**YOUR INSTRUCTIONS:**
Wherever the string "this" appears, copy the whole line.

**AVAILABLE RECORDS:**
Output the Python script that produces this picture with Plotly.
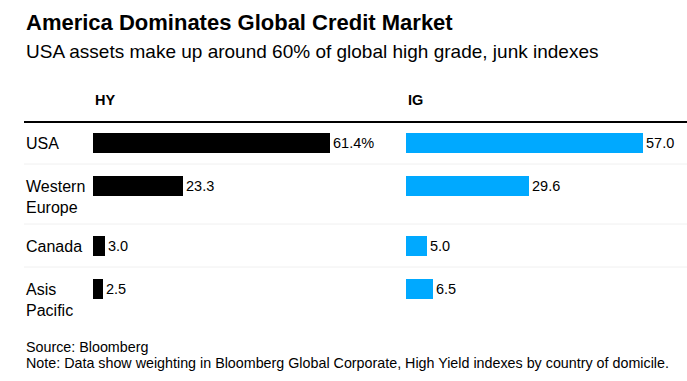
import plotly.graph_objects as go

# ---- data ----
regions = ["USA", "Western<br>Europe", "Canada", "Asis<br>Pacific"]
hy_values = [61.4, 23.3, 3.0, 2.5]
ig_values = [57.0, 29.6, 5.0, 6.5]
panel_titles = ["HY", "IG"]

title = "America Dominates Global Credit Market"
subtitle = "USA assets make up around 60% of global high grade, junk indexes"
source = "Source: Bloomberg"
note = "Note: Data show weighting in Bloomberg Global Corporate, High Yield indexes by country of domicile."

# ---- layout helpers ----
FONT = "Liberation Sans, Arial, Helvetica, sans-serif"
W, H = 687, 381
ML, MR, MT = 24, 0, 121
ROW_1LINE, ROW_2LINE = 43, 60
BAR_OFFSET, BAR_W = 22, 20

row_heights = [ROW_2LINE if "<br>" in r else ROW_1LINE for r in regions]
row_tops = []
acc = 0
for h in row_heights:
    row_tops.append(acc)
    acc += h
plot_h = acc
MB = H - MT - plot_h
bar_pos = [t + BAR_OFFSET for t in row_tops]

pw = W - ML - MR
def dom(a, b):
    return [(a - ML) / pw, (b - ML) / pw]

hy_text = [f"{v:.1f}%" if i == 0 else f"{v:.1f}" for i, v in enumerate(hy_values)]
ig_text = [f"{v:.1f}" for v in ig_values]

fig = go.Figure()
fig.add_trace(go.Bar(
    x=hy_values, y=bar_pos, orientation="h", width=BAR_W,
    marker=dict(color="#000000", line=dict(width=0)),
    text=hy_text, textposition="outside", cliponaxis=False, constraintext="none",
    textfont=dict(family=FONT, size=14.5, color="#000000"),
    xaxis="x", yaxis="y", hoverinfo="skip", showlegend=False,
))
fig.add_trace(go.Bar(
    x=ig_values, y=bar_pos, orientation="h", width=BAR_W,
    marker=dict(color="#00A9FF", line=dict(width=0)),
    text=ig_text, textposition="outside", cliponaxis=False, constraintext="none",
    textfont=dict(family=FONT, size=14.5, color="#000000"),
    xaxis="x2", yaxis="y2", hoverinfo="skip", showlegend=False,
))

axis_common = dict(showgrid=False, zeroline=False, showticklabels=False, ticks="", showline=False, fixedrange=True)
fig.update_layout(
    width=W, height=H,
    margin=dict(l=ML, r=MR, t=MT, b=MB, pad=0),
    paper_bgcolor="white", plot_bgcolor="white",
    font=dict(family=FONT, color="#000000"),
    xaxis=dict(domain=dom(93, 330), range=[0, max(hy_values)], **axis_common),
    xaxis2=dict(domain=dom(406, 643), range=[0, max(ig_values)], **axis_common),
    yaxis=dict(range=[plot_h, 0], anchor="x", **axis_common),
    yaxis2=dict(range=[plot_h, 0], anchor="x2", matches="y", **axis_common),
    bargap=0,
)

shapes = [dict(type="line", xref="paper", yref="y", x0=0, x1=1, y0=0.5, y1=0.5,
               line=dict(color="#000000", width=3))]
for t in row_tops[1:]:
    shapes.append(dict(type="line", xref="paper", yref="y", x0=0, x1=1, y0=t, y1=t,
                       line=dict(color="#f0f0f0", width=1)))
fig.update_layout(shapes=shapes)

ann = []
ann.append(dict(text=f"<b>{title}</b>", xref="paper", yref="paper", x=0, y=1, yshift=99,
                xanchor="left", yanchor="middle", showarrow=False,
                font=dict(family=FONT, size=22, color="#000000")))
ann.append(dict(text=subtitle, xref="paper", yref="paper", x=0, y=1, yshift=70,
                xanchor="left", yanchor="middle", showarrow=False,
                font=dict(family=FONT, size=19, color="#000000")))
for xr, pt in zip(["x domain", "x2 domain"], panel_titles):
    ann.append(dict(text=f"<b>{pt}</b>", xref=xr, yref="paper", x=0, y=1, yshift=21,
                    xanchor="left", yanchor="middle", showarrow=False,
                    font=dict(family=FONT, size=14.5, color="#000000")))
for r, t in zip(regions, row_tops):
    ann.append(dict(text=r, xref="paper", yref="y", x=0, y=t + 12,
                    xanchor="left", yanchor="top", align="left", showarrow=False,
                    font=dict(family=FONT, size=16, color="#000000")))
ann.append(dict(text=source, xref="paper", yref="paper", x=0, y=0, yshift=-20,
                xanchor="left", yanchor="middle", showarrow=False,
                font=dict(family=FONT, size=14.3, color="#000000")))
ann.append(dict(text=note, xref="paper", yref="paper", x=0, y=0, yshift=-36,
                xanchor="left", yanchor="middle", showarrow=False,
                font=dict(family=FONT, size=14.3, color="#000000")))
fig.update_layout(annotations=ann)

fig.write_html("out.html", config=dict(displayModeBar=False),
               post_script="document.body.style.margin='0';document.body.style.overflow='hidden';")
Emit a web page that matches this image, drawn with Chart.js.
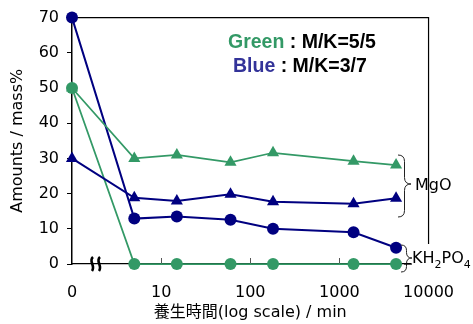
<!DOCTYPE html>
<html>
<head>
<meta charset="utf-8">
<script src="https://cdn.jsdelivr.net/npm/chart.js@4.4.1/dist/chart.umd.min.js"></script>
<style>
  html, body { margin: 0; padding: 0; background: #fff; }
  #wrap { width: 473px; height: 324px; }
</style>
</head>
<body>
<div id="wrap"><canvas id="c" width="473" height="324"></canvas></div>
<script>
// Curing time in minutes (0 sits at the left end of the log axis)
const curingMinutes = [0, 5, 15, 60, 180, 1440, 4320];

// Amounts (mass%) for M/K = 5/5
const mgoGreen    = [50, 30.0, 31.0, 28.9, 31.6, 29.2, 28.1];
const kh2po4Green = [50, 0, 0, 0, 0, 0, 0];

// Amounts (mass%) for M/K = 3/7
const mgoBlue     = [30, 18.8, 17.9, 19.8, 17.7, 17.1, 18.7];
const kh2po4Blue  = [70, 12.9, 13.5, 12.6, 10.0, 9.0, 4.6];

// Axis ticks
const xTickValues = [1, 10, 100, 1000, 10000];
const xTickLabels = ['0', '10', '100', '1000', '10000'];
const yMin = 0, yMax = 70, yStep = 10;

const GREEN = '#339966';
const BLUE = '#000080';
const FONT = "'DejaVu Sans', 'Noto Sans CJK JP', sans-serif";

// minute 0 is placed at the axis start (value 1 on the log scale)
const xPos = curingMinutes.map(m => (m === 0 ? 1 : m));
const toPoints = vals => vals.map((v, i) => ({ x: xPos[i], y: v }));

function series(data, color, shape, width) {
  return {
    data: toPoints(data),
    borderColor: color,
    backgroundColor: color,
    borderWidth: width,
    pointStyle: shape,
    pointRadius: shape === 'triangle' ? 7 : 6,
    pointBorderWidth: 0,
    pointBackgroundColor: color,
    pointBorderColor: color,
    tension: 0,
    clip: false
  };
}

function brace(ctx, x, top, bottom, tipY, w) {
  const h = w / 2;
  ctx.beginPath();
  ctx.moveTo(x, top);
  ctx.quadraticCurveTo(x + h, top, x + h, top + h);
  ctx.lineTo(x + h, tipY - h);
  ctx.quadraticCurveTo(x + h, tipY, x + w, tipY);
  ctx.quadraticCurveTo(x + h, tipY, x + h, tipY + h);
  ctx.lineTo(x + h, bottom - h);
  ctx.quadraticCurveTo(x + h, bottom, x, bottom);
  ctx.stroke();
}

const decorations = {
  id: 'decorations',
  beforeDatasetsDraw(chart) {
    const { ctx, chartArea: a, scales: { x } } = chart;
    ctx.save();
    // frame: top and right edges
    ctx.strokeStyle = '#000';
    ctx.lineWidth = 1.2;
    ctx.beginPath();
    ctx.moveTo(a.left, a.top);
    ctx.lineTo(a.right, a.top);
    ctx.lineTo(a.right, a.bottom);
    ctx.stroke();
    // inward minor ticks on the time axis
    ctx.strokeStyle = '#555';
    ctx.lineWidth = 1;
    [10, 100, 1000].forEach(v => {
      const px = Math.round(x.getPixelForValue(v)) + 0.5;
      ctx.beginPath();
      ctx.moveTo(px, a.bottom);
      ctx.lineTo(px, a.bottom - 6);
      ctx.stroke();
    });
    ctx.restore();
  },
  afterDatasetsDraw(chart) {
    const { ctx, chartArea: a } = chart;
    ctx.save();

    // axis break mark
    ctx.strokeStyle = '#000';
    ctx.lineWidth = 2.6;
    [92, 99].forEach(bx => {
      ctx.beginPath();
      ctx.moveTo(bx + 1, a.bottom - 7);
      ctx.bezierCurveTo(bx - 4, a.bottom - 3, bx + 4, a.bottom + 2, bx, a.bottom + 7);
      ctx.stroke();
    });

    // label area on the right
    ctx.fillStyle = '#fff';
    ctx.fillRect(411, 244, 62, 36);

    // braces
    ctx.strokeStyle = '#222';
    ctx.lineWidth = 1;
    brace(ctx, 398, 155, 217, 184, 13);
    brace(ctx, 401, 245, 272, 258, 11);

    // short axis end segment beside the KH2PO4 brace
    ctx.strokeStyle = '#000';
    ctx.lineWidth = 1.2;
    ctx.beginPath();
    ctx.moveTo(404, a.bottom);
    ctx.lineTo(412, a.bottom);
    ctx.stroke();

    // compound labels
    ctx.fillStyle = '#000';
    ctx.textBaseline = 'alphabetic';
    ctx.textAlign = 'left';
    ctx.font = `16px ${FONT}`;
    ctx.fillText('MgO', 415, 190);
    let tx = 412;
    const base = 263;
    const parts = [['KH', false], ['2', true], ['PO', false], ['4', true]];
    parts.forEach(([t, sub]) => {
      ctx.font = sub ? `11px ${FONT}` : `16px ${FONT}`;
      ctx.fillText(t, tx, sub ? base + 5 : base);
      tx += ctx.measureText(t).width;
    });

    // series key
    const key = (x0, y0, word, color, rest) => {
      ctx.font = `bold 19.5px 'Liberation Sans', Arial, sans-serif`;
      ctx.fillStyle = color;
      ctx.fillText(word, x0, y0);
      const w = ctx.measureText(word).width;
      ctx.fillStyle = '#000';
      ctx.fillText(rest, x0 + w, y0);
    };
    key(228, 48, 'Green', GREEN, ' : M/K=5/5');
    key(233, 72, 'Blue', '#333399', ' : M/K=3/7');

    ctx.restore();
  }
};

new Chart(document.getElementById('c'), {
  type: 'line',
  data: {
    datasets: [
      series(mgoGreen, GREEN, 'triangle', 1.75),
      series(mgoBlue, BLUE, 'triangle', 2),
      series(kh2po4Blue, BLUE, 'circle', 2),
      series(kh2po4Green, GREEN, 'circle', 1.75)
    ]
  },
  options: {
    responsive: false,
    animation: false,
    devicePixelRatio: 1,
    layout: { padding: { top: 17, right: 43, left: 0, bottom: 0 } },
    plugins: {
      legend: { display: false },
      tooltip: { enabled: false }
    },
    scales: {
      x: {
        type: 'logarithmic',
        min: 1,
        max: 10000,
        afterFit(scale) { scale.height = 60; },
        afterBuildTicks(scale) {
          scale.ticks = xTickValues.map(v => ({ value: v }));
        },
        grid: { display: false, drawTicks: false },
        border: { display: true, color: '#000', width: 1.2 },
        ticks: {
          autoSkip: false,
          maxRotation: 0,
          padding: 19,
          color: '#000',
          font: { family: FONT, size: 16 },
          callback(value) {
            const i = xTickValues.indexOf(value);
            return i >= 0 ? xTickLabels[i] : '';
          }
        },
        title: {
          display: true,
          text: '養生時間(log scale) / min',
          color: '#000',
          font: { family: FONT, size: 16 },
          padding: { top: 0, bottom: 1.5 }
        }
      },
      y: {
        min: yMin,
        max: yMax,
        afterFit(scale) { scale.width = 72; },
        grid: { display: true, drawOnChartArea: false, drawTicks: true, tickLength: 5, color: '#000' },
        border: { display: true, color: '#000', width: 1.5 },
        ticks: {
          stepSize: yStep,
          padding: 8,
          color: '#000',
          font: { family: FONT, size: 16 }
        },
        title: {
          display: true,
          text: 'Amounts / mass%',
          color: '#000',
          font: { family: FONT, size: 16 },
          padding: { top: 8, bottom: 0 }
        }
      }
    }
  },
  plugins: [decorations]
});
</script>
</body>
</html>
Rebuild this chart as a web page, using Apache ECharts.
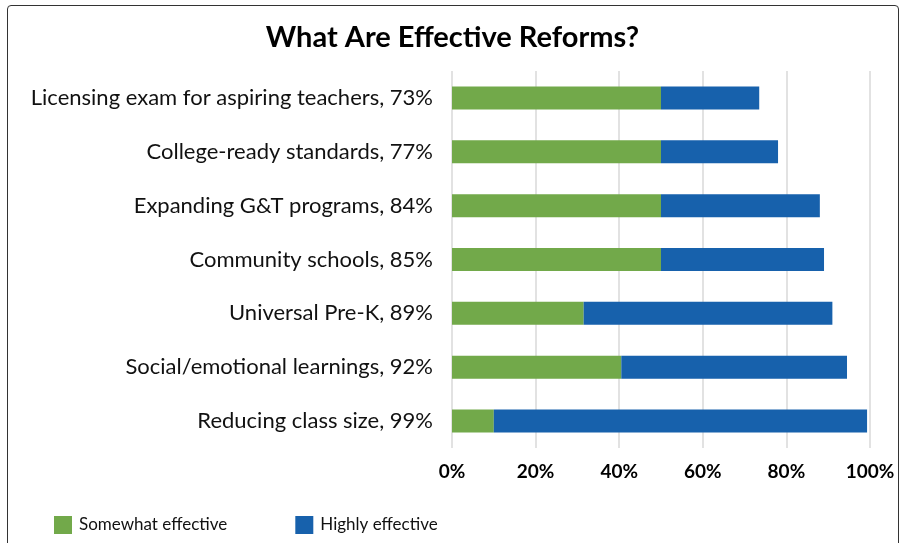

**ANSWER TO THE TASK:**
Output the Python script that produces this picture with Plotly.
Emit a web page that matches this image, drawn with Chart.js.
Rebuild this chart as a web page, using Apache ECharts.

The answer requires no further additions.